_WRITTEN REQUEST_
All the data below goes into the copy word for word, but the pictures don't.
━━━━━━━━━━━━━━━━
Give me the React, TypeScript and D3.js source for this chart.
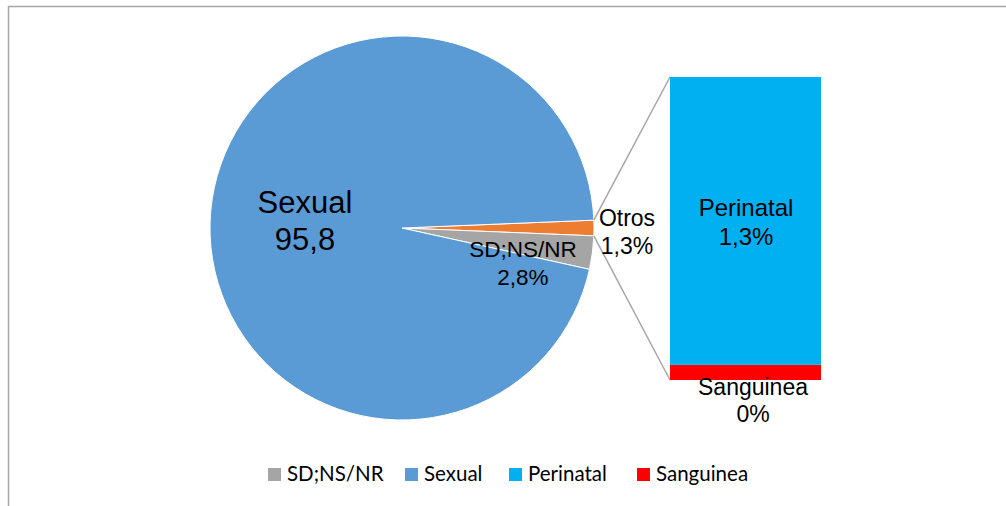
import React from "react";
import * as d3 from "d3";

const pieCategories = ["Otros", "SD;NS/NR", "Sexual"];
const pieValues = [1.3, 2.8, 95.8];
const pieLabels = ["Otros\n1,3%", "SD;NS/NR\n2,8%", "Sexual\n95,8"];
const pieColors = ["#ED7D31", "#A5A5A5", "#5B9BD5"];

const barCategories = ["Sanguinea", "Perinatal"];
const barValues = [0.065, 1.235];
const barLabels = ["Sanguinea\n0%", "Perinatal\n1,3%"];
const barColors = ["#FF0000", "#00B0F0"];

const legendItems = ["SD;NS/NR", "Sexual", "Perinatal", "Sanguinea"];
const legendColors = ["#A5A5A5", "#5B9BD5", "#00B0F0", "#FF0000"];

const W = 1006;
const H = 506;

export default function App() {
  const cx = 402;
  const cy = 228;
  const r = 192;
  const total = d3.sum(pieValues);
  const otrosAngle = (pieValues[0] / total) * 2 * Math.PI;
  const start = Math.PI / 2 - otrosAngle / 2;
  const pie = d3
    .pie<number>()
    .sort(null)
    .value((d) => d)
    .startAngle(start)
    .endAngle(start + 2 * Math.PI);
  const arcs = pie(pieValues);
  const arc = d3.arc<d3.PieArcDatum<number>>().innerRadius(0).outerRadius(r);

  // bar
  const barX0 = 670;
  const barX1 = 821;
  const barTotal = d3.sum(barValues);
  const y = d3.scaleLinear().domain([0, barTotal]).range([380, 77]);
  let acc = 0;
  const bars = barValues.map((v, i) => {
    const b = { y0: y(acc), y1: y(acc + v), i };
    acc += v;
    return b;
  });

  // connector points (d3 angle: 0 at top, clockwise)
  const pt = (a: number) => [cx + r * Math.sin(a), cy - r * Math.cos(a)];
  const pTop = pt(arcs[0].startAngle);
  const pBot = pt(arcs[0].endAngle);

  const labelFont = "'Liberation Sans', Arial, sans-serif";

  const pieLabelPos = [
    { x: 627, y: 226, size: 23, lh: 28 },
    { x: 523, y: 257, size: 22.5, lh: 27.5 },
    { x: 305, y: 213, size: 31, lh: 37 },
  ];
  const barLabelPos = [
    { x: 753, y: 395, size: 23, lh: 27 },
    { x: 746, y: 216, size: 24, lh: 29 },
  ];

  const legendSquareX = [268, 405, 509, 637];

  const renderLabel = (
    text: string,
    p: { x: number; y: number; size: number; lh: number },
    key: string
  ) => (
    <text
      key={key}
      x={p.x}
      y={p.y}
      textAnchor="middle"
      fontFamily={labelFont}
      fontSize={p.size}
      fill="#000"
    >
      {text.split("\n").map((t, j) => (
        <tspan key={j} x={p.x} dy={j === 0 ? 0 : p.lh}>
          {t}
        </tspan>
      ))}
    </text>
  );

  return (
    <svg
      width={W}
      height={H}
      style={{ position: "fixed", left: 0, top: 0, background: "#fff" }}
    >
      <rect x={0} y={0} width={W} height={H} fill="#fff" />
      {/* frame */}
      <path
        d={`M8.5,${H + 2} L8.5,6.5 L${W + 2},6.5`}
        fill="none"
        stroke="#A6A6A6"
        strokeWidth={1.5}
      />
      {/* pie */}
      <g transform={`translate(${cx},${cy})`}>
        {arcs.map((a, i) => (
          <path
            key={pieCategories[i]}
            d={arc(a) || ""}
            fill={pieColors[i]}
            stroke="#fff"
            strokeWidth={1}
          />
        ))}
      </g>
      {/* connectors */}
      <line
        x1={pTop[0]}
        y1={pTop[1]}
        x2={barX0}
        y2={y(barTotal)}
        stroke="#A6A6A6"
        strokeWidth={1.5}
      />
      <line
        x1={pBot[0]}
        y1={pBot[1]}
        x2={barX0}
        y2={y(0)}
        stroke="#A6A6A6"
        strokeWidth={1.5}
      />
      {/* stacked bar */}
      {bars.map((b) => (
        <rect
          key={barCategories[b.i]}
          x={barX0}
          y={b.y1}
          width={barX1 - barX0}
          height={b.y0 - b.y1}
          fill={barColors[b.i]}
        />
      ))}
      {/* labels */}
      {pieLabels.map((t, i) => renderLabel(t, pieLabelPos[i], "pl" + i))}
      {barLabels.map((t, i) => renderLabel(t, barLabelPos[i], "bl" + i))}
      {/* legend */}
      {legendItems.map((name, i) => (
        <g key={name}>
          <rect
            x={legendSquareX[i]}
            y={468}
            width={13}
            height={13}
            fill={legendColors[i]}
          />
          <text
            x={legendSquareX[i] + 19}
            y={480.5}
            fontFamily="Lato, 'Open Sans', sans-serif"
            fontSize={20.5}
            fill="#000"
          >
            {name}
          </text>
        </g>
      ))}
    </svg>
  );
}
━━━━━━━━━━━━━━━━
_RESULT BELOW_
Give me the React, TypeScript and D3.js source for this chart.
import React from "react";
import * as d3 from "d3";

const pieCategories = ["Otros", "SD;NS/NR", "Sexual"];
const pieValues = [1.3, 2.8, 95.8];
const pieLabels = ["Otros\n1,3%", "SD;NS/NR\n2,8%", "Sexual\n95,8"];
const pieColors = ["#ED7D31", "#A5A5A5", "#5B9BD5"];

const barCategories = ["Sanguinea", "Perinatal"];
const barValues = [0.065, 1.235];
const barLabels = ["Sanguinea\n0%", "Perinatal\n1,3%"];
const barColors = ["#FF0000", "#00B0F0"];

const legendItems = ["SD;NS/NR", "Sexual", "Perinatal", "Sanguinea"];
const legendColors = ["#A5A5A5", "#5B9BD5", "#00B0F0", "#FF0000"];

const W = 1006;
const H = 506;

export default function App() {
  const cx = 402;
  const cy = 228;
  const r = 192;
  const total = d3.sum(pieValues);
  const otrosAngle = (pieValues[0] / total) * 2 * Math.PI;
  const start = Math.PI / 2 - otrosAngle / 2;
  const pie = d3
    .pie<number>()
    .sort(null)
    .value((d) => d)
    .startAngle(start)
    .endAngle(start + 2 * Math.PI);
  const arcs = pie(pieValues);
  const arc = d3.arc<d3.PieArcDatum<number>>().innerRadius(0).outerRadius(r);

  // bar
  const barX0 = 670;
  const barX1 = 821;
  const barTotal = d3.sum(barValues);
  const y = d3.scaleLinear().domain([0, barTotal]).range([380, 77]);
  let acc = 0;
  const bars = barValues.map((v, i) => {
    const b = { y0: y(acc), y1: y(acc + v), i };
    acc += v;
    return b;
  });

  // connector points (d3 angle: 0 at top, clockwise)
  const pt = (a: number) => [cx + r * Math.sin(a), cy - r * Math.cos(a)];
  const pTop = pt(arcs[0].startAngle);
  const pBot = pt(arcs[0].endAngle);

  const labelFont = "'Liberation Sans', Arial, sans-serif";

  const pieLabelPos = [
    { x: 627, y: 226, size: 23, lh: 28 },
    { x: 523, y: 257, size: 22.5, lh: 27.5 },
    { x: 305, y: 213, size: 31, lh: 37 },
  ];
  const barLabelPos = [
    { x: 753, y: 395, size: 23, lh: 27 },
    { x: 746, y: 216, size: 24, lh: 29 },
  ];

  const legendSquareX = [268, 405, 509, 637];

  const renderLabel = (
    text: string,
    p: { x: number; y: number; size: number; lh: number },
    key: string
  ) => (
    <text
      key={key}
      x={p.x}
      y={p.y}
      textAnchor="middle"
      fontFamily={labelFont}
      fontSize={p.size}
      fill="#000"
    >
      {text.split("\n").map((t, j) => (
        <tspan key={j} x={p.x} dy={j === 0 ? 0 : p.lh}>
          {t}
        </tspan>
      ))}
    </text>
  );

  return (
    <svg
      width={W}
      height={H}
      style={{ position: "fixed", left: 0, top: 0, background: "#fff" }}
    >
      <rect x={0} y={0} width={W} height={H} fill="#fff" />
      {/* frame */}
      <path
        d={`M8.5,${H + 2} L8.5,6.5 L${W + 2},6.5`}
        fill="none"
        stroke="#A6A6A6"
        strokeWidth={1.5}
      />
      {/* pie */}
      <g transform={`translate(${cx},${cy})`}>
        {arcs.map((a, i) => (
          <path
            key={pieCategories[i]}
            d={arc(a) || ""}
            fill={pieColors[i]}
            stroke="#fff"
            strokeWidth={1}
          />
        ))}
      </g>
      {/* connectors */}
      <line
        x1={pTop[0]}
        y1={pTop[1]}
        x2={barX0}
        y2={y(barTotal)}
        stroke="#A6A6A6"
        strokeWidth={1.5}
      />
      <line
        x1={pBot[0]}
        y1={pBot[1]}
        x2={barX0}
        y2={y(0)}
        stroke="#A6A6A6"
        strokeWidth={1.5}
      />
      {/* stacked bar */}
      {bars.map((b) => (
        <rect
          key={barCategories[b.i]}
          x={barX0}
          y={b.y1}
          width={barX1 - barX0}
          height={b.y0 - b.y1}
          fill={barColors[b.i]}
        />
      ))}
      {/* labels */}
      {pieLabels.map((t, i) => renderLabel(t, pieLabelPos[i], "pl" + i))}
      {barLabels.map((t, i) => renderLabel(t, barLabelPos[i], "bl" + i))}
      {/* legend */}
      {legendItems.map((name, i) => (
        <g key={name}>
          <rect
            x={legendSquareX[i]}
            y={468}
            width={13}
            height={13}
            fill={legendColors[i]}
          />
          <text
            x={legendSquareX[i] + 19}
            y={480.5}
            fontFamily="Lato, 'Open Sans', sans-serif"
            fontSize={20.5}
            fill="#000"
          >
            {name}
          </text>
        </g>
      ))}
    </svg>
  );
}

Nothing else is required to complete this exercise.